Est-ce que cela signifie que vous faites appel à l’improvisation?

Assez peu. Dans une certaine mesure, je laisse les comédiens s’exprimer avec leurs propres mots mais je décris au préalable toutes les situations de manière détaillée. Sur le tournage, je filme tout et je trie ensuite au montage.

Rejetez-vous complètement la forme de la continuité dialoguée?

Pas vraiment. J’adorerais écrire un scénario de manière classique et le tourner avec une équipe de 100 personnes, mais je fais ce que je sais faire. Je suis issu du documentaire, je n’ai pas fait d’école de cinéma et je tourne le plus souvent en équipe réduite. Tous ces facteurs expliquent pourquoi je privilégie cette méthode de travail empirique.

Quelle est la place de l’auteur dans votre configuration de travail?

Sur Garçon stupide, Laurent Guido est intervenu au tout début puis de nouveau au montage. C’est pour moi une étape importante car j’ai ramené plus de 100 heures de rushes. Le film s’écrit véritablement sur la table de montage.

Avez-vous procédé de la même manière pour votre film Comme des voleurs?

Pour ce film, j’ai travaillé avec Marina De Van, collaboratrice entre autres de François Ozon et Pascal Bonitzer. Je l’ai sollicitée parce qu’elle est comédienne et réalisatrice. J’avais besoin de son regard étant donné que je joue moi-même dans le film. Mais, concrètement, j’ai écrit seul.
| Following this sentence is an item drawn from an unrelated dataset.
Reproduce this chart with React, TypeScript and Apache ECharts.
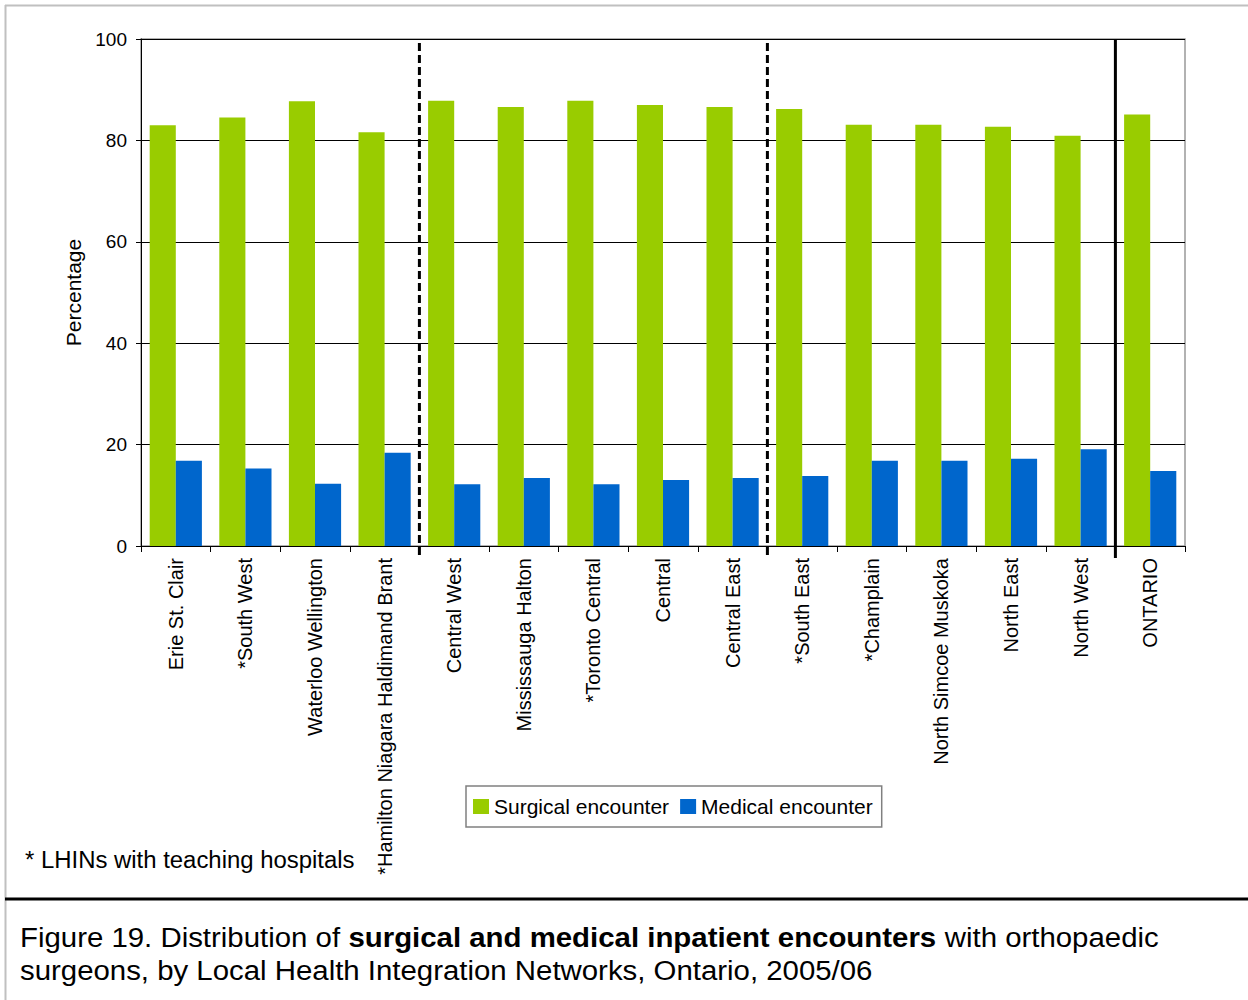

Durant cette phase, nous nous sommes régulièrement vus à Paris. Elle m’a fait des propositions mais n’a rien rédigé, me laissant le soin de retravailler mon texte.

Quelle est selon vous la position des scénaristes en Suisse?

Je pense qu’elle est assez différente entre Alémaniques et Romands. À Zurich, un scénariste peut espérer travailler pour le cinéma, en étant auteur complet d’un scénario. À Lausanne, il sera forcémment co-auteur, voir script doctor. Il ne travaillera comme scénariste à part entière que pour la télévision. En Suisse romande, tous les réalisateurs sont aussi les auteurs de leurs films. C’est une habitude très francophone. Je crois que je ne connais qu’un seul scénariste en Romandie qui consacre sa carrière uniquement à l’écriture et qui n’a pas de velléité de réalisateur.